Many years ago, Canada’s then-independent Doormouse Distribution sent us a brilliant guide on how to pack a box. It was well-designed and fit conveniently on a single sheet of paper. We hung it on the office wall. You would not believe how many times we referenced that sheet over the years for best practices of how to put books inside of cardboard. Eventually these methods could be explained and committed to institutional memory, forever securing happy, healthy books arriving in their new homes.
A few weeks ago we sent some books to Ebullition Records for the first time in a few years and they shared their own version of “how to pack a box,” which we now know to be accurate even if it’s laden with awesome and moralizing punk-speak and asides. But it brings an important point to the fore: it’s so sad when books arrive in terrible condition and the situation was completely preventable.
The irony, of course, is that the largest distributors and wholesalers we work with don’t follow these very basic and effective best practices. When a company becomes large enough, it’s cheaper to replace books, especially if they belong to a client, then it is to purchase proper packing material and train the staff to pack the boxes correctly every time. If you are reading this post, then you are likely concerned about your books arriving in good condition rather than having the hassle of sending replacements or having copies not arriving in salable condition.
Next, stack the books face-up in the box from largest to smallest. Never pack a book sitting on its spine unless it’s okay for it to become damaged in transit. Fill the box completely. If the box is larger than the number of books that you are shipping, you can either 1) cut along the four edges of the box and fold them over to make the box smaller. If there is excess material preventing the box from being able to be folded shut, cut it off or 2) completely fill the remainder of the box with packaging material. If you do add packing material, move the valuable content into the center of the box and put the packing material on all sides and above it to cushion it from impact.
If you use an inadequate amount of packing material on the top of the box, the contents will rattle around, damaging your books. If you use an insufficient amount of tape, the loose contents will burst the top or bottom of the box open in transit.
A properly taped box will appear shiny and seem to be excessively taped. But tape is cheap; much cheaper than replacing your contents.

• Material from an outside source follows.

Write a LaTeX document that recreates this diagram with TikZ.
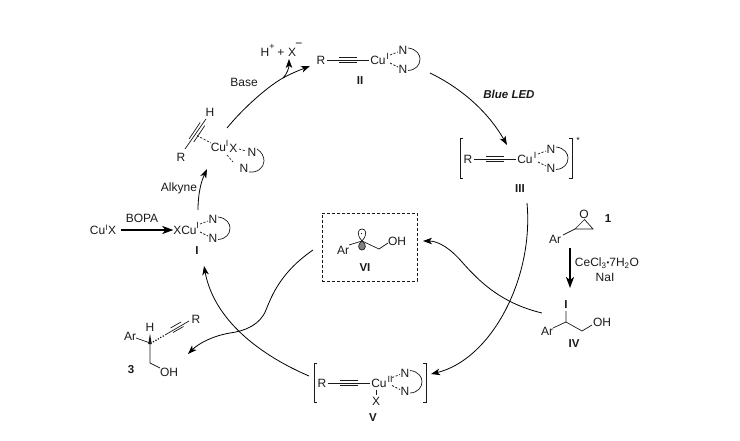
\documentclass[tikz,border=0pt]{standalone}
\usepackage{fontspec}
\setmainfont{Liberation Sans}
\usetikzlibrary{arrows.meta,calc}
\definecolor{ink}{HTML}{1A1A1A}
\tikzset{
  txt/.style={inner sep=0pt,outer sep=0pt,text=ink,font=\fontsize{12}{14}\selectfont},
  lab/.style={txt,font=\fontsize{11.5}{14}\selectfont\bfseries},
  sm/.style={txt,font=\fontsize{9}{10}\selectfont},
  bond/.style={line width=0.7pt,draw=ink},
  dbond/.style={bond,dash pattern=on 2.2pt off 1.6pt},
  cycle arrow/.style={line width=0.8pt,draw=black,-{Stealth[length=9pt,width=6.5pt,inset=2.5pt]}},
  thick arrow/.style={line width=2pt,draw=black,-{Stealth[length=11pt,width=8pt,inset=3pt]}},
  brack/.style={line width=0.8pt,draw=ink},
  ligand/.pic={
    \node[txt] (-n1) at (16,-9.5) {N};
    \node[txt] (-n2) at (16,9) {N};
    \draw[dbond] (3,-5) -- (11,-8);
    \draw[dbond] (3,3) -- (11,7);
    \draw[bond] (21,-12) .. controls (30,-11) and (33,-5) .. (33,-1) .. controls (33,5) and (29,10) .. (21,10.5);
  },
  alkyne/.pic={
    \draw[bond] (0,0) -- (42,0);
    \draw[bond] (12,-2.8) -- (30,-2.8);
    \draw[bond] (12,2.8) -- (30,2.8);
  }
}
\begin{document}
\begin{tikzpicture}[x=1pt,y=-1pt]
\useasboundingbox (0,0) rectangle (740,441);
% --- start reagents and complex I
\node[txt] (cux) at (103,230) {Cu\textsuperscript{I}X};
\node[txt] (bopa) at (142,218) {BOPA};
\node[txt] (xcu) at (185,230) {XCu};
\node[sm] (ixs) at (197.5,225) {I};
\pic (lI) at (197,229) {ligand};
\node[lab] (labI) at (197,251) {I};
\draw[thick arrow] (cux.east) ++(5,0) coordinate (a0) -- (xcu.west);
% --- alkyne pi complex
\node[txt] (h1) at (210,112) {H};
\node[txt] (r1) at (181,157) {R};
\node[txt] (cu1) at (218.5,147) {Cu};
\node[sm] (i1) at (227,143) {I};
\node[txt] (x1) at (233.5,148) {X};
\node[txt] (n11) at (252,152) {N};
\node[txt] (n12) at (244,168) {N};
\draw[bond] (185,149) -- (206,119);
\draw[bond] (189.2,138.8) -- (200.2,122.4);
\draw[bond] (193.8,142) -- (204.8,125.6);
\draw[dbond] (197,135.5) -- (211,143);
\draw[dbond] (239,149) -- (246,151);
\draw[dbond] (227,155) -- (233,162);
\draw[bond] (257,149) .. controls (262,152) and (264,157) .. (264,161) .. controls (264,168) and (257,173) .. (249,172);
% --- complex II
\node[txt] (r2) at (321,60) {R};
\pic at (327,60) {alkyne};
\node[txt] (cu2) at (378,60) {Cu};
\node[sm] (i2) at (387.5,56) {I};
\pic (lII) at (387,60) {ligand};
\node[lab] (labII) at (360,81) {II};
% --- H+ + X-
\node[txt] (hx) at (265,52) {H};
\node[sm] at (272,47) {+};
\node[txt] at (281,53) {+};
\node[txt] (xm) at (292,52) {X};
\node[txt] at (299,45) {\textminus};
\node[txt] (base) at (244,82) {Base};
% --- complex III
\draw[brack] (463,138) -- (460,138) -- (460,178) -- (463,178);
\draw[brack] (569,138) -- (572,138) -- (572,178) -- (569,178);
\node[sm] at (578,140) {*};
\node[txt] (r3) at (468,159) {R};
\pic at (474,159) {alkyne};
\node[txt] (cu3) at (525,159) {Cu};
\node[sm] (i3) at (535,155) {I};
\pic (lIII) at (535,159) {ligand};
\node[lab] (labIII) at (520,189) {III};
\node[txt,font=\fontsize{11.5}{14}\selectfont\bfseries\itshape] (led) at (509,94) {Blue LED};
% --- epoxide 1
\node[txt] (ox) at (584,214) {O};
\draw[bond] (575,229) -- (593,229) -- (584.5,219.5) -- cycle;
\draw[bond] (575,229) -- (563,235);
\node[txt] (ar1) at (555,239) {Ar};
\node[lab] (lab1) at (608,219) {1};
\node[txt] (ce) at (607,263) {CeCl\textsubscript{3}\raisebox{1pt}{\fontsize{8}{8}\selectfont•}7H\textsubscript{2}O};
\node[txt] (nai) at (605,277) {NaI};
% --- IV
\node[lab] (iod) at (566,305) {I};
\node[txt] (ar4) at (547,331) {Ar};
\node[txt] (oh4) at (602,322) {OH};
\node[lab] (labIV) at (574,344) {IV};
\draw[bond] (566,311) -- (566,322) -- (582,331) -- (592,325);
\draw[bond] (553,328) -- (566,322);
\draw[thick arrow] (570,248) coordinate (t1) -- (570,288) coordinate (t2);
% --- VI
\node[draw=ink,line width=0.8pt,dash pattern=on 3pt off 2pt,minimum width=95pt,minimum height=68pt,inner sep=0pt] (box) at (369.5,247) {};
\node[txt] (ar6) at (343,250) {Ar};
\node[txt] (oh6) at (397,241) {OH};
\node[lab] (labVI) at (365,268) {VI};
\draw[bond] (349,245) -- (362,241) -- (379,249) -- (388,243);
\draw[bond] (362,241) .. controls (356,234) and (358,229) .. (362,229) .. controls (366,229) and (368,234) .. (362,241);
\fill[ink] (361.5,233.5) circle (0.7pt);
\draw[bond,fill=ink!55] (362,241) .. controls (357,244) and (358,250) .. (362,250) .. controls (366,250) and (367,244) .. (362,241);
% --- V
\draw[brack] (317,363) -- (314,363) -- (314,402) -- (317,402);
\draw[brack] (423,363) -- (426,363) -- (426,402) -- (423,402);
\node[txt] (r5) at (322,383) {R};
\pic at (328,383) {alkyne};
\node[txt] (cu5) at (379,383) {Cu};
\node[sm] (i5) at (390,379) {II};
\pic (lV) at (389,382.5) {ligand};
\node[txt] (x5) at (376,401) {X};
\draw[bond] (376,389.5) -- (376,395);
\node[lab] (labV) at (373,418) {V};
% --- product 3
\node[txt] (r7) at (196,319) {R};
\node[txt] (h7) at (150,327) {H};
\node[txt] (ar7) at (130,336) {Ar};
\node[txt] (oh7) at (169,372) {OH};
\node[lab] (lab3) at (131,370) {3};
\draw[bond] (189,321) -- (165,335);
\draw[bond] (170.5,328) -- (181,322);
\draw[bond] (173,332.5) -- (183.5,326.5);
\draw[bond,dash pattern=on 1.2pt off 1.6pt,line width=1.3pt] (153,342) -- (165,335);
\fill[ink] (150,333.5) -- (148.2,344) -- (151.8,344) -- cycle;
\draw[bond] (136,338) -- (150,343);
\draw[bond] (150,343) -- (150,363) -- (160,368);
% --- cycle arrows
\coordinate (c1s) at (198,210);
\coordinate (c1e) at (207,169);
\draw[cycle arrow] (c1s) .. controls (198,194) and (201,182) .. (c1e);
\node[txt] (alk) at (179,188) {Alkyne};
\coordinate (c2s) at (227,128);
\coordinate (c2b) at (283,78);
\coordinate (c2e) at (310,66);
\draw[cycle arrow] (c2s) .. controls (245,106) and (270,85) .. (c2b) .. controls (292,73) and (300,70) .. (c2e);
\draw[cycle arrow] (c2b) .. controls (287,74) and (289,68) .. (289,59);
\coordinate (c3s) at (430,73);
\coordinate (c3e) at (507,145);
\draw[cycle arrow] (c3s) .. controls (465,90) and (490,115) .. (c3e);
\coordinate (c4s) at (527,203);
\coordinate (c4e) at (431,374);
\draw[cycle arrow] (c4s) .. controls (534,280) and (490,360) .. (c4e);
\coordinate (c5s) at (309,376);
\coordinate (c5e) at (204,266);
\draw[cycle arrow] (c5s) .. controls (260,355) and (214,320) .. (c5e);
\coordinate (c6s) at (542,313);
\coordinate (c6e) at (423,241);
\draw[cycle arrow] (c6s) .. controls (500,303) and (478,280) .. (462,262) .. controls (450,248) and (438,241) .. (c6e);
\coordinate (c7s) at (313,250);
\coordinate (c7e) at (188,354);
\draw[cycle arrow] (c7s) .. controls (281,272) and (272,295) .. (266,310) .. controls (260,325) and (245,331) .. (230,333) .. controls (212,336) and (198,344) .. (c7e);
\end{tikzpicture}
\end{document}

If there is an adequate amount of packing material, the box will appear a little bit bulbous once it’s taped. This packing material adds further resistance any potential abuse that the box will undergo at the hands of the shipping company. Properly packing and taping a box also allows it to be reused on the receiving end.
When shipping too few books for a box to be practical, use a padded envelope. Similarly, the books should not be able to shift inside the envelope. If they do, add some packing material.
You have many options when shipping. There’s a certain loyalty in the publishing industry to UPS but it seems to be shifting gradually to FedEx, especially among larger companies that can bargain for bulk discounts. But for the little people like us, it’s really best to ship via the U.S. post office, using media mail. It can take a week longer to arrive and take a bit more of a beating during that time, but if you pack it properly, this should not be an issue.
If speed is a concern, the U.S. Post Office also offers flat rate priority mail and express mail flat rate envelopes and boxes. These are priced competitively against UPS or FedEx and while priority mail is not guaranteed, it almost always arrives in two to three days. The envelopes and boxes are available for free from the Post Office or usps.com but they are also quite thin. But sure to package the books correctly to avoid damage. Getting there on time does no good if they aren’t in good condition. Stacking two books side-by-side vertically to fill the box or envelope does a good job of preventing the books from shifting in transit. Putting styrofoam or cardboard around them should sufficiently protect them as well.
Congratulations on completion of your quest and avoiding future headaches of poorly packaged boxes. The time saved by not having to replace damaged books will quickly create new efficiency!